The Mudcat Café TM
Thread #150911   Message #3518910
Posted By: Jim Carroll
24-May-13 - 03:37 PM
Thread Name: BS: Irish Potato Blight- Cause found
Subject: RE: BS: Irish Potato Famine- Cause found
As has been pointed out, The Famine was only part of the problem of what happened in Ireland.
Mismanagement was common and misappropriation of relief supplies occurred regularly. Relief supplies were stolen by those given the task of distributing them and resold; relief money was misappropriated regularly.
Around here they still refer to the walls around the fields on one of the old landlord's estates as "the shilling walls" because, although the workers on famine relief where supposed to be paid half-a-crown for their labour, they were in fact given one shilling, the landlord pocketing the rest.
A local building here is still referred to as "Balls' school; it was run as a school by a clergyman, Mr Balls, who was what they still call "A souper". The children were given free soup, but only ON CONDITION THAT they changed their religion to Protestant.
Landlords evicted tenants who were unable to pay their rent and knocked the houses down so they could not return to them. If the evicted tenants were lucky the local County Home (workhouse) would take them in, but usually they died at the sides of the road.
There is a tradition here called "the hungry grass" - they are stretches of land said to contain unmarked famine graves, and if you walked over them it is claimed that you get hunger pains.
One of the positive stories from that time was of how a cart going around collecting the bodies of those who had died on the roads turned from the main street and up the hill towards the graveyard. One of the bodies rolled off and landed at the side of the road outside a smithy.
The smith ran out and found that the 'corpse' wasn't dead; took him in, fed him up and offered him a job. He survived for another 20 years.
One of the best historical accounts of the Famine the book, 'The Great Hunger', written by an Englishwoman, Mrs Cecil Woodham Smith, and probably the finest fictionalised reconstruction, simple entitled 'Famine' was by Irish Author Liam O'Flaherty.
The most horrific episode I've come across of this time took place in Cork - I think in Skibbereen, one of the worst hit places in Ireland.
Jim Carroll

From the 'Cork Examiner' of March 19th, 1847 reporting on a court case in which a man had been charged with stealing food.
He said he was driven to it by what had happened to his wife. The court was told: The starving woman lay in her hovel next to her dead three year old son, waiting for her husband to return from begging food. When night fell and his failure to return led her to imagine him dead in a ditch, she lay there in the faint fire's dying embers, caressing with her eyes her dead son's face and his tiny fists.
With death searching her and now with her own fists clenched, she made one last effort to remain alive.
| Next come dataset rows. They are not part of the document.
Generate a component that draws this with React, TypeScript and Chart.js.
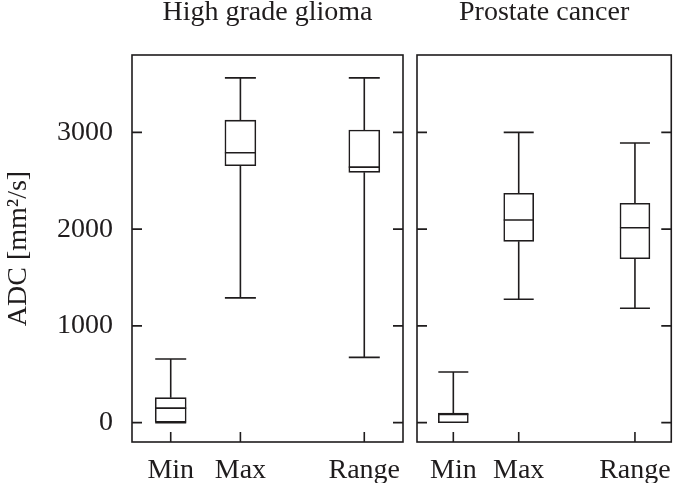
import React, { useEffect, useRef } from 'react';
import { Chart, registerables } from 'chart.js';

Chart.register(...registerables);

// ---- data ----
const categories = ['Min', 'Max', 'Range'];
const xPositions = [1, 2.8, 6];
const yTicks = [0, 1000, 2000, 3000];
const panelTitles = ['High grade glioma', 'Prostate cancer'];
const yAxisTitle = 'ADC [mm\u00B2/s]';

const gliomaWhiskerLow = [0, 1290, 675];
const gliomaQ1 = [5, 2655, 2587];
const gliomaMedian = [150, 2790, 2641];
const gliomaQ3 = [258, 3127, 3024];
const gliomaWhiskerHigh = [658, 3564, 3564];

const prostateWhiskerLow = [0, 1275, 1182];
const prostateQ1 = [0, 1874, 1694];
const prostateMedian = [85, 2094, 2015];
const prostateQ3 = [100, 2370, 2267];
const prostateWhiskerHigh = [524, 3000, 2890];

const INK = '#1f1c1d';
const FONT_FAMILY = "'Liberation Serif', 'Times New Roman', serif";
const FONT_SIZE = 28;
const LINE_W = 1.6;

type PanelProps = {
  left: number;
  width: number;
  height: number;
  padLeft: number;
  padRight: number;
  showY: boolean;
  title: string;
  low: number[];
  q1: number[];
  med: number[];
  q3: number[];
  high: number[];
  barPx: number;
};

function Panel(p: PanelProps) {
  const ref = useRef<HTMLCanvasElement | null>(null);

  useEffect(() => {
    if (!ref.current) return;
    const half = p.barPx / 2;

    const boxPlugin = {
      id: 'boxWhiskers',
      afterDatasetsDraw(chart: any) {
        const ctx = chart.ctx as CanvasRenderingContext2D;
        const xs = chart.scales.x;
        const ys = chart.scales.y;
        ctx.save();
        ctx.strokeStyle = INK;
        ctx.lineWidth = LINE_W;
        ctx.lineCap = 'butt';
        xPositions.forEach((xv, i) => {
          const cx = xs.getPixelForValue(xv);
          const yLow = ys.getPixelForValue(p.low[i]);
          const yQ1 = ys.getPixelForValue(p.q1[i]);
          const yMed = ys.getPixelForValue(p.med[i]);
          const yQ3 = ys.getPixelForValue(p.q3[i]);
          const yHigh = ys.getPixelForValue(p.high[i]);
          ctx.beginPath();
          ctx.moveTo(cx, yQ3);
          ctx.lineTo(cx, yHigh);
          ctx.moveTo(cx - half, yHigh);
          ctx.lineTo(cx + half, yHigh);
          if (p.low[i] < p.q1[i]) {
            ctx.moveTo(cx, yQ1);
            ctx.lineTo(cx, yLow);
            ctx.moveTo(cx - half, yLow);
            ctx.lineTo(cx + half, yLow);
          }
          ctx.moveTo(cx - half, yMed);
          ctx.lineTo(cx + half, yMed);
          ctx.stroke();
        });
        ctx.restore();
      },
      afterDraw(chart: any) {
        const ctx = chart.ctx as CanvasRenderingContext2D;
        const a = chart.chartArea;
        const xs = chart.scales.x;
        const ys = chart.scales.y;
        ctx.save();
        ctx.strokeStyle = INK;
        ctx.lineWidth = LINE_W;
        ctx.strokeRect(a.left, a.top, a.right - a.left, a.bottom - a.top);
        const tl = 10;
        ctx.beginPath();
        yTicks.forEach((v) => {
          const y = ys.getPixelForValue(v);
          ctx.moveTo(a.left, y);
          ctx.lineTo(a.left + tl, y);
          ctx.moveTo(a.right, y);
          ctx.lineTo(a.right - tl, y);
        });
        xPositions.forEach((v) => {
          const x = xs.getPixelForValue(v);
          ctx.moveTo(x, a.bottom);
          ctx.lineTo(x, a.bottom - tl);
        });
        ctx.stroke();
        ctx.fillStyle = INK;
        ctx.font = `${FONT_SIZE}px ${FONT_FAMILY}`;
        ctx.textAlign = 'center';
        ctx.textBaseline = 'alphabetic';
        ctx.fillText(p.title, (a.left + a.right) / 2, 20);
        ctx.restore();
      },
    };

    const font = { family: FONT_FAMILY, size: FONT_SIZE };

    const chart = new Chart(ref.current, {
      type: 'bar',
      data: {
        datasets: [
          {
            data: xPositions.map((x, i) => ({ x, y: [p.q1[i], p.q3[i]] })) as any,
            backgroundColor: '#ffffff',
            borderColor: INK,
            borderWidth: LINE_W,
            borderSkipped: false,
            barThickness: p.barPx,
          },
        ],
      },
      options: {
        responsive: false,
        animation: false,
        devicePixelRatio: 1,
        layout: {
          autoPadding: false,
          padding: { top: 55, left: p.padLeft, right: p.padRight, bottom: 0 },
        },
        plugins: {
          legend: { display: false },
          tooltip: { enabled: false },
          title: { display: false },
        },
        scales: {
          x: {
            type: 'linear',
            min: 0,
            max: 7,
            offset: false,
            grid: { display: false },
            border: { display: false },
            afterBuildTicks: (s: any) => {
              s.ticks = xPositions.map((v) => ({ value: v }));
            },
            afterFit: (s: any) => {
              s.height = 41;
            },
            ticks: {
              autoSkip: false,
              maxRotation: 0,
              padding: 4,
              color: INK,
              font,
              callback: (_v: any, i: number) => categories[i],
            },
          },
          y: {
            type: 'linear',
            min: -200,
            max: 3800,
            display: p.showY,
            grid: { display: false },
            border: { display: false },
            afterBuildTicks: (s: any) => {
              s.ticks = yTicks.map((v) => ({ value: v }));
            },
            afterFit: (s: any) => {
              s.width = p.showY ? 132 : 0;
            },
            ticks: {
              padding: 11,
              color: INK,
              font,
              callback: (v: any) => String(v),
            },
            title: {
              display: p.showY,
              text: yAxisTitle,
              color: INK,
              font,
              padding: { top: 2, bottom: 0 },
            },
          },
        },
      } as any,
      plugins: [boxPlugin],
    });
    return () => chart.destroy();
  }, []);

  return (
    <canvas
      ref={ref}
      width={p.width}
      height={p.height}
      style={{ position: 'absolute', left: p.left, top: 0, width: p.width, height: p.height }}
    />
  );
}

export default function App() {
  return (
    <div style={{ position: 'absolute', left: 0, top: 0, width: 675, height: 483, background: '#fff' }}>
      <Panel
        left={0}
        width={410}
        height={483}
        padLeft={0}
        padRight={7}
        showY={true}
        title={panelTitles[0]}
        low={gliomaWhiskerLow}
        q1={gliomaQ1}
        med={gliomaMedian}
        q3={gliomaQ3}
        high={gliomaWhiskerHigh}
        barPx={31}
      />
      <Panel
        left={410}
        width={265}
        height={483}
        padLeft={7}
        padRight={2}
        showY={false}
        title={panelTitles[1]}
        low={prostateWhiskerLow}
        q1={prostateQ1}
        med={prostateMedian}
        q3={prostateQ3}
        high={prostateWhiskerHigh}
        barPx={30}
      />
    </div>
  );
}
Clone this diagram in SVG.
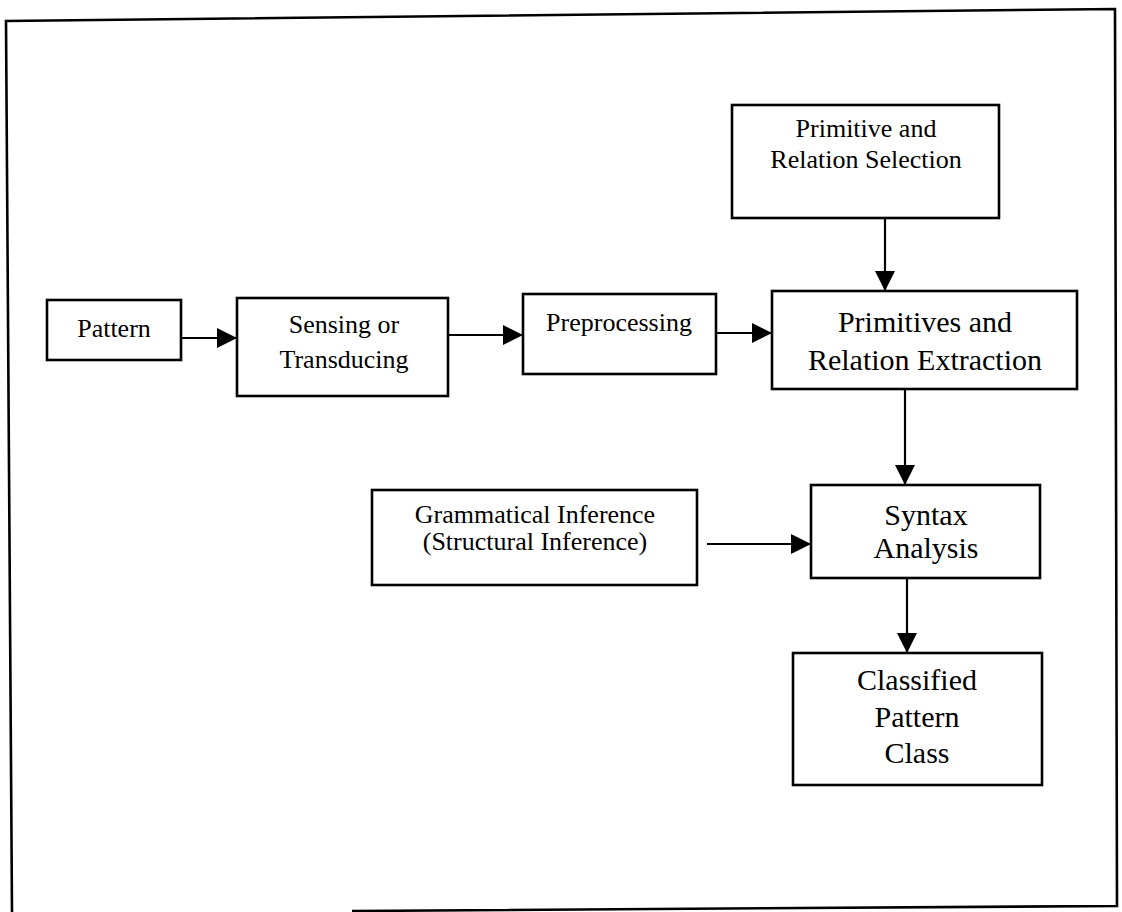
<svg xmlns="http://www.w3.org/2000/svg" width="1122" height="912" viewBox="0 0 1122 912">
  <defs>
    <marker id="head" markerUnits="userSpaceOnUse" markerWidth="20" markerHeight="20" refX="20" refY="10" orient="auto">
      <path d="M0,0 L20,10 L0,20 Z" fill="#000"/>
    </marker>
    <style>
      .box { fill: #fff; stroke: #000; stroke-width: 2.6; }
      .frame { fill: none; stroke: #000; stroke-width: 2.6; }
      .edge { fill: none; stroke: #000; stroke-width: 2.2; marker-end: url(#head); }
      text { font-family: "Liberation Serif", "Times New Roman", serif; fill: #000; text-anchor: middle; }
      .s26 { font-size: 26px; }
      .s30 { font-size: 30px; }
    </style>
  </defs>
  <rect width="1122" height="912" fill="#fff"/>

  <!-- outer border -->
  <path class="frame" d="M352,911 L1117,906 L1115,9 L6,21 L12,912"/>

  <g id="pattern">
    <rect class="box" x="47" y="300" width="134" height="60"/>
    <text class="s26" x="114" y="337">Pattern</text>
  </g>

  <g id="sensing">
    <rect class="box" x="237" y="298" width="211" height="98"/>
    <text class="s26" x="344" y="333">Sensing or</text>
    <text class="s26" x="344" y="368">Transducing</text>
  </g>

  <g id="preprocessing">
    <rect class="box" x="523" y="294" width="193" height="80"/>
    <text class="s26" x="619" y="331">Preprocessing</text>
  </g>

  <g id="selection">
    <rect class="box" x="732" y="105" width="267" height="113"/>
    <text class="s26" x="866" y="137">Primitive and</text>
    <text class="s26" x="866" y="168">Relation Selection</text>
  </g>

  <g id="extraction">
    <rect class="box" x="772" y="291" width="305" height="98"/>
    <text class="s30" x="925" y="332">Primitives and</text>
    <text class="s30" x="925" y="370">Relation Extraction</text>
  </g>

  <g id="inference">
    <rect class="box" x="372" y="490" width="325" height="95"/>
    <text class="s26" x="535" y="523">Grammatical Inference</text>
    <text class="s26" x="535" y="550">(Structural Inference)</text>
  </g>

  <g id="syntax">
    <rect class="box" x="811" y="485" width="229" height="93"/>
    <text class="s30" x="926" y="525">Syntax</text>
    <text class="s30" x="926" y="558">Analysis</text>
  </g>

  <g id="classified">
    <rect class="box" x="793" y="653" width="249" height="132"/>
    <text class="s30" x="917" y="690">Classified</text>
    <text class="s30" x="917" y="727">Pattern</text>
    <text class="s30" x="917" y="763">Class</text>
  </g>

  <g id="connectors">
    <line class="edge" x1="181" y1="338" x2="237" y2="338"/>
    <line class="edge" x1="448" y1="335" x2="523" y2="335"/>
    <line class="edge" x1="716" y1="333" x2="772" y2="333"/>
    <line class="edge" x1="885" y1="218" x2="885" y2="291"/>
    <line class="edge" x1="905" y1="389" x2="905" y2="485"/>
    <line class="edge" x1="707" y1="544" x2="811" y2="544"/>
    <line class="edge" x1="907" y1="578" x2="907" y2="653"/>
  </g>
</svg>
Crawling as far away from her son's face as she could, as if to preserve his personality or at least her memory of it, she came to his bare feet and proceeded to eat them.
When her husband returned and saw what had happened, he buried the child, went out, and was caught trying to steal food. At his trial the magistrate from his immediate district intervened on his behalf, citing the wife's act as a circumstance deserving special consideration. The baby's body was exhumed, the flesh of both its feet and legs found to have been gnawed to the bone, and the husband released and allowed to return to his wife.